The best issuers treat tokenization like launching a regulated financial product. They do not treat it like minting an NFT.

Costs, Timelines, And Operational Reality

Legal work, administration, custody, audits, and integration often cost more than the token contract. Teams that budget only for engineering usually end up cutting corners where it hurts most.

Operational discipline is also not optional. Tokenized products need consistent reporting and clean reconciliation. If the project cannot do that, it cannot scale.

RWAs And DeFi In 2026

DeFi integration is one of the biggest narratives around RWAs. It can also be one of the most misunderstood.

What Compliant DeFi Looks Like

In many jurisdictions, RWA-backed products cannot flow freely into fully permissionless pools.

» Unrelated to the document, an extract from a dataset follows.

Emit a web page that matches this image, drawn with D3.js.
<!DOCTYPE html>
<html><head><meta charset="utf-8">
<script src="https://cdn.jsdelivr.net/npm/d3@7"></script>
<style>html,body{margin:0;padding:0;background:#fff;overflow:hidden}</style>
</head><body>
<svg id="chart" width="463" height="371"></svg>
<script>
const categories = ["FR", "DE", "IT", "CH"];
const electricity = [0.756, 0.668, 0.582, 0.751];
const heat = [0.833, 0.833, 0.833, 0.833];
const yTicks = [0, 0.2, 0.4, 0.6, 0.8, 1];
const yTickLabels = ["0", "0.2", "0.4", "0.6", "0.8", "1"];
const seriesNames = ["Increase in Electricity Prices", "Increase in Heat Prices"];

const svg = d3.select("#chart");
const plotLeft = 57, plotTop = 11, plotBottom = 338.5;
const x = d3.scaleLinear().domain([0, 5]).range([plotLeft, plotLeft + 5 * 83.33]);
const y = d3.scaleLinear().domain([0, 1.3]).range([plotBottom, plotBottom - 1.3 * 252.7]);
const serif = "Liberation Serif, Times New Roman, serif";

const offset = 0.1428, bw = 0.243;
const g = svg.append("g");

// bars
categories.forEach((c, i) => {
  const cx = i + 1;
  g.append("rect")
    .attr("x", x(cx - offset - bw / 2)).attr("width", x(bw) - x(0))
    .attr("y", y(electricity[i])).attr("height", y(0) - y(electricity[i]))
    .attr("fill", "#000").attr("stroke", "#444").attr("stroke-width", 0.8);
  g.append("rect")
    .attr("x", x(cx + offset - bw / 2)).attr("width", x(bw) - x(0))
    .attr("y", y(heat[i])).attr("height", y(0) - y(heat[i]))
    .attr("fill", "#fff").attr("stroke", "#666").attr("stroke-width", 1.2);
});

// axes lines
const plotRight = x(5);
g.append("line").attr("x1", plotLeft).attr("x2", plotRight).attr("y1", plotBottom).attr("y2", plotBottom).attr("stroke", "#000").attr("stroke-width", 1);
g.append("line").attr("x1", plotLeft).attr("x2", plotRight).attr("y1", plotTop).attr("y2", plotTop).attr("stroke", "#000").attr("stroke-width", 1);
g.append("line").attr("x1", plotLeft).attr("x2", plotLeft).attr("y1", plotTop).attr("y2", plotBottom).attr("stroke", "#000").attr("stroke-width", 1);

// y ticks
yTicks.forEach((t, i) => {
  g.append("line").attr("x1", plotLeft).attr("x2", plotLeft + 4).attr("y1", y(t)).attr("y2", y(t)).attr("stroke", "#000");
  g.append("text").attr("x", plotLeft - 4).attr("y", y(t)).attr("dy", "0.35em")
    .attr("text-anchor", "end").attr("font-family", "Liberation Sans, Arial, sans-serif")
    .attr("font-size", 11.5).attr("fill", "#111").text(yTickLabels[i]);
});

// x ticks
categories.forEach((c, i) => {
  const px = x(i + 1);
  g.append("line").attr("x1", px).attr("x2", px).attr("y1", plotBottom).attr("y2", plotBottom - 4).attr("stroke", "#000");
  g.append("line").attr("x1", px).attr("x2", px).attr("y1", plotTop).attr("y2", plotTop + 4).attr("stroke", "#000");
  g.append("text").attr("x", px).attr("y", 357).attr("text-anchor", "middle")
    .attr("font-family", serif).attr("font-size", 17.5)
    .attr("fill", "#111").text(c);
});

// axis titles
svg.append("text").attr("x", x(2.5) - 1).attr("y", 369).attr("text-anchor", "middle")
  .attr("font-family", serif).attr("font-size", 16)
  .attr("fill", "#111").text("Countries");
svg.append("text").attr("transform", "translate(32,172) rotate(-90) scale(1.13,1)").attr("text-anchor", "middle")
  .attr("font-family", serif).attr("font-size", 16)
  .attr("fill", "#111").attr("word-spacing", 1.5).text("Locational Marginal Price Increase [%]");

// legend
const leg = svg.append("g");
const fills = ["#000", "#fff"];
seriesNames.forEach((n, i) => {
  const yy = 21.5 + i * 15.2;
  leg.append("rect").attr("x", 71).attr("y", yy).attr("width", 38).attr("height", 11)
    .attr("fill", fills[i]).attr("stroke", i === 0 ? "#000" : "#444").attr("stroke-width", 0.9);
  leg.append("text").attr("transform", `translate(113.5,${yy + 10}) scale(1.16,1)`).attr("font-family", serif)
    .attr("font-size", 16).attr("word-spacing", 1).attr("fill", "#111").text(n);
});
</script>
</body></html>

Instead, you often see:

  • Permissioned pools with verified participants
  • Segregated collateral frameworks
  • Wrappers that enforce eligibility and transfer restrictions
  • Controlled redemption and settlement processes

This may feel less open than early DeFi ideals, but it can create a workable bridge between institutions and onchain systems.

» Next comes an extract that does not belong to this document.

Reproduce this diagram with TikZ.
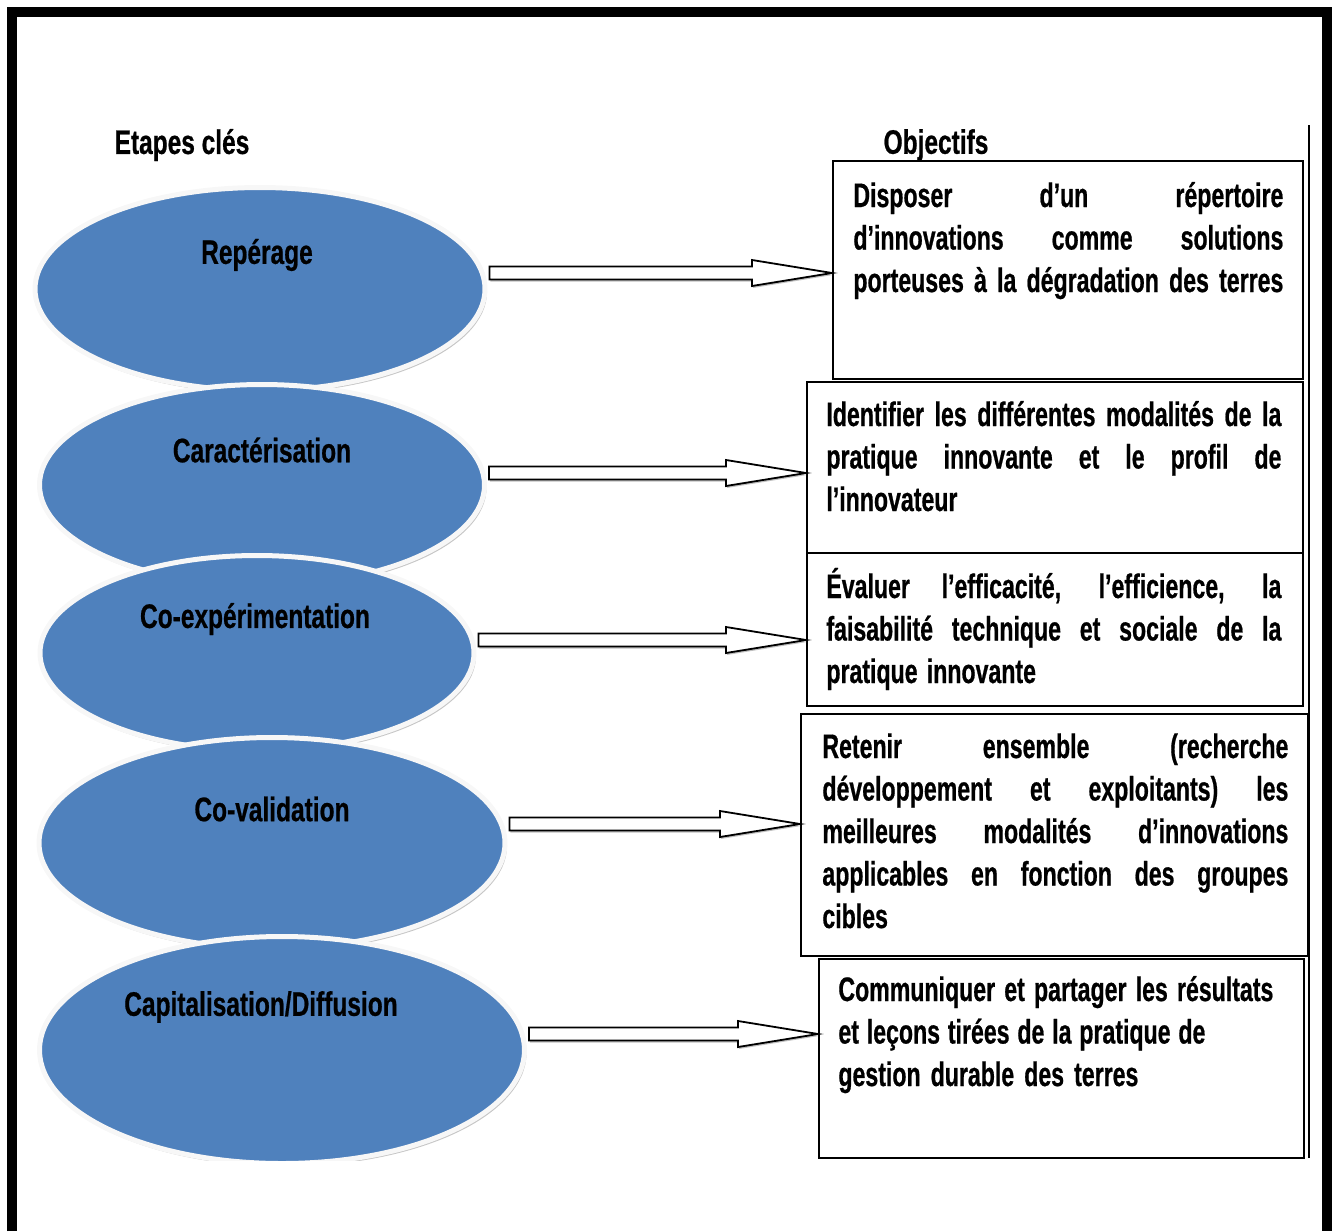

New Building Blocks Enabled By RWAs

As RWAs mature, they can enable:

  • Programmable coupons and automated cash flow distribution
  • Collateralized credit lines backed by offchain exposure
  • Onchain repo-like structures with defined settlement rules
  • Collateral baskets that diversify beyond crypto-native assets

These systems can improve capital efficiency, but only if the underlying rights are enforceable and transparent.

The Outlook From 2026 To 2028

Adoption will likely grow, but not in a straight line. The market will learn through product successes and failures, especially in credit and liquidity.

What Likely Scales Next

Expect continued expansion in:

  • Tokenized cash management and short-duration yield products
  • Tokenized fund shares used for operational efficiency
  • More structured credit products with clearer reporting norms
  • Better distribution channels for eligible investors

As standards improve, more firms will treat tokenization as an operational upgrade rather than an experiment.

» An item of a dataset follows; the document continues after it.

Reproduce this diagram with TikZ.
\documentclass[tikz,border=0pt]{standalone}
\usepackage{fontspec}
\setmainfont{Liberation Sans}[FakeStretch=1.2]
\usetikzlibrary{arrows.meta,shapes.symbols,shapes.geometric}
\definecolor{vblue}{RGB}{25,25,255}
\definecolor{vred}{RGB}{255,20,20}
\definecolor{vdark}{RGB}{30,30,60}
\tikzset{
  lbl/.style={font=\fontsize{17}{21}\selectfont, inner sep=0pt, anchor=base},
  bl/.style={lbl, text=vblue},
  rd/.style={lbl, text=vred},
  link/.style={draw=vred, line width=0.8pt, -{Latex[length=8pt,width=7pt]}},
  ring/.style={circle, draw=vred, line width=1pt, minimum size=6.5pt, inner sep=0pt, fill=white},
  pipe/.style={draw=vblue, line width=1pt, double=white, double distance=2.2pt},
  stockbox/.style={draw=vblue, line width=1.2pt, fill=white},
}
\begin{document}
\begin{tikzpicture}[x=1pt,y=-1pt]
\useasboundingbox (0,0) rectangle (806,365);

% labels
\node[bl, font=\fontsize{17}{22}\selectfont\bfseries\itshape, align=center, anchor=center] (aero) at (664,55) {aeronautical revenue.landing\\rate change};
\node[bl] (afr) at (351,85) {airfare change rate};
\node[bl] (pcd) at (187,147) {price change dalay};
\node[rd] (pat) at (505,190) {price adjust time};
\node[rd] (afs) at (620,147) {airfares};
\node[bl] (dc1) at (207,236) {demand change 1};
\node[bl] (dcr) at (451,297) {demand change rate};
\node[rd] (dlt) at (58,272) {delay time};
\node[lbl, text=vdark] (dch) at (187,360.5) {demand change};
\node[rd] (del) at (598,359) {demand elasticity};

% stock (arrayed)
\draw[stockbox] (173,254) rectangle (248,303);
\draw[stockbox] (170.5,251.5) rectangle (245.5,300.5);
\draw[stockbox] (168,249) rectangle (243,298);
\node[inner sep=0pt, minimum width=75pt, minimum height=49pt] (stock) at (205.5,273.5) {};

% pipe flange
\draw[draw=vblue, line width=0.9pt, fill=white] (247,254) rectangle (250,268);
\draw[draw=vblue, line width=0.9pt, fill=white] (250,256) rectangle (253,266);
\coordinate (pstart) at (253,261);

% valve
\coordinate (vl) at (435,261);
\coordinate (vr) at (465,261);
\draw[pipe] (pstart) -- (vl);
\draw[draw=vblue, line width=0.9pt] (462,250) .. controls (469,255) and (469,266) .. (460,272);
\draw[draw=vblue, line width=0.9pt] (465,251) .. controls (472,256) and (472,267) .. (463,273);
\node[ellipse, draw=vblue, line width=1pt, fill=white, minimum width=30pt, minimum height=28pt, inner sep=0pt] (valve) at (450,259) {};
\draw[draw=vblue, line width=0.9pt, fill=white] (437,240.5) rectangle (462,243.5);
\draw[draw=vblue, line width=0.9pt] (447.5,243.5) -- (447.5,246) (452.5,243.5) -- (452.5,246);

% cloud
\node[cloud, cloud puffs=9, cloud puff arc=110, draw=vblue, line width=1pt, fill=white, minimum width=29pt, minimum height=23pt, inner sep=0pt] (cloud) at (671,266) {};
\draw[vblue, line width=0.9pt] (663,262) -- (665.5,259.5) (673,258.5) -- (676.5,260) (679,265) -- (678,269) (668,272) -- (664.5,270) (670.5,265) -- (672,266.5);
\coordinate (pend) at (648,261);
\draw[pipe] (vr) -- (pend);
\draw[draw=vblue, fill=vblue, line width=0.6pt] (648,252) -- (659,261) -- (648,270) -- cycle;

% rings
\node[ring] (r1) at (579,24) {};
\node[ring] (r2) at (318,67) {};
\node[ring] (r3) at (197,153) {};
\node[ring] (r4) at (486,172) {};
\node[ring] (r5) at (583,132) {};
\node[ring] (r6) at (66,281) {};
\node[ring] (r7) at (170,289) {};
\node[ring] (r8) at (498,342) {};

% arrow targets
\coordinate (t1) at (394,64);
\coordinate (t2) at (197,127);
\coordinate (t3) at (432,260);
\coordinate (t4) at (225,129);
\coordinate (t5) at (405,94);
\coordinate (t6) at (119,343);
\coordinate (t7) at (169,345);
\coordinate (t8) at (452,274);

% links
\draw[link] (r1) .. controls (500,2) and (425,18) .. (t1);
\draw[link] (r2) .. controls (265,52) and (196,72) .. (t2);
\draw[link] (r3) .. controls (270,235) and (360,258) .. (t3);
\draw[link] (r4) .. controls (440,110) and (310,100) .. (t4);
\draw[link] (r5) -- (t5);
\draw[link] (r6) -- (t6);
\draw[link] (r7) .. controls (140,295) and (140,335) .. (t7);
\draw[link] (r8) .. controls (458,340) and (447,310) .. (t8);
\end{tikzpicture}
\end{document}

What Could Slow Things Down

Several events could slow momentum:

  • Regulatory crackdowns on weak structures
  • A major default cycle exposing poor underwriting
  • Custody failures or mismanagement of reserves
  • Liquidity events that reveal mismatched redemption promises

The strongest platforms will plan for stress. They will publish clear processes for redemptions, reporting disruptions, and dispute resolution.

Takeaways

Real World Assets (RWA) tokenization in 2026 is turning blockchains into practical financial rails, but only for products that respect legal reality and operational discipline. The biggest winners will not be the loudest. They will be the ones with clear structures, credible counterparties, and repeatable reporting.

If you want to engage with RWAs, start with clarity. Verify what the token represents, how redemption works, who holds the underlying exposure, and how risk gets managed when markets turn. When those answers are strong, tokenization can offer real improvements in settlement, transparency, and access within the rules that govern finance.